池田 悟≪作曲家≫のArabesque

・・・深くしなやかに・・・(音源リンクしてます)

新たな地平《幻想の水平線》

2010-04-03 | 作曲/大編成

弦楽合奏曲が完成し、提出間際のストレスと睡眠不足から来る疲労を一日のんびり過ごして解消する。
満開の桜を撮影しに昼と夕方、自転車で回り、気合を入れて数十枚撮った。しかし3日前、作品提出日に譜面をコピーした帰り、駅前の道路に自転車を停め、2~3枚撮ったものの方が良いように思える。その時は曇り空を残念に思ったが、改めて見ると背景が白い方が淡いピンク色が映えるようだ。

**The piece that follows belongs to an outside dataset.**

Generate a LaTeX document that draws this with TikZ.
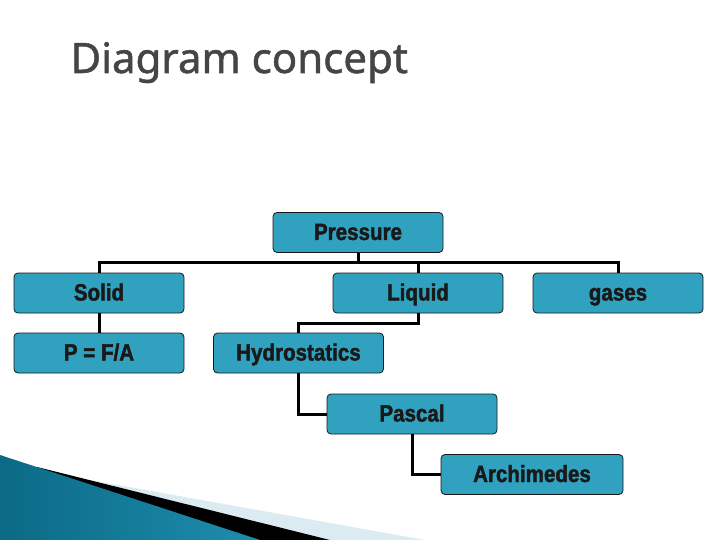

新作の弦楽合奏曲は、ある種の現代音楽が抱えている、ロマン主義以降の「極限的な気合い」から脱したいと思って作曲した。
PC.に向かいながらでは絶対に作れない箇所もあり、そこはピアノを弾きながら作った。
第5期」としている今年からの作風はひょっとすると、作曲を最も楽しんでいた第1期の気分で書く、という事になるかも知れない。
ただし「未完成だが可能性を孕んでいる作品」などを書いている段階では最早無い。今の自分に出来る最上の事を、実体のある音楽にすることに全力を注ぐのみ。
現代音楽のエクリチュールの完成度で競っても、今や誰も勝者になれない。現代音楽らしい現代音楽は、「らしい」ところが既に二番煎じの証明。
アカデミズムの顔色を伺いながら作曲しても、第1期のような喜びは得られない。

現代音楽は一般的に苦悩、嘆き、孤独、死、怒り、戦い、恐怖、疑い、緊張、混沌、虚無、無意味…などの表現が得意だ。
そこには大きな忘れものがある。それらの反意語を挙げれば良いが、一言でいえば、天国、愛。
そして後者のような表現は美術史を見ても明らかなように、紀元前のスタイルに比べてすら殆ど進化、変遷を遂げない。
現代芸術として評価されるにはそれらを排除せねばならないが、それらを表現したければ現代のスタイルを封印することになるのだ。

現代音楽の狭い枠の中で自分に制約を設けて作曲するのは、もうお終いにしよう。
青年期、調性音楽の殻を破り、無調の現代音楽の新たな領域に入ったが、その後は一生そのまま、というのは何か矛盾を感じる。
調性音楽への反動があれば、反動の反動が起きない方が不自然だ。複雑で難解な音楽語法も良いが、平易な音楽語法で書く方に、より野心を刺激される。大作曲家は皆その達人ではないか。

《幻想の水平線》~オーケストラのための (2010/22)/プログラムノート
曲名はフォーレ最後の歌曲集のタイトルの借用だが、この作品との音楽的関連は無い。音響面でこの曲の基調となる開放弦を表すと共に、自己の作風における「新たな地平」の意も込めた。
生命は倍率を拡大すれば毛細血管の中を赤血球が急速に流れている。反対に大きな時間軸ではゆったり成長し、老化する。そのような現象をこの作品の構造とした。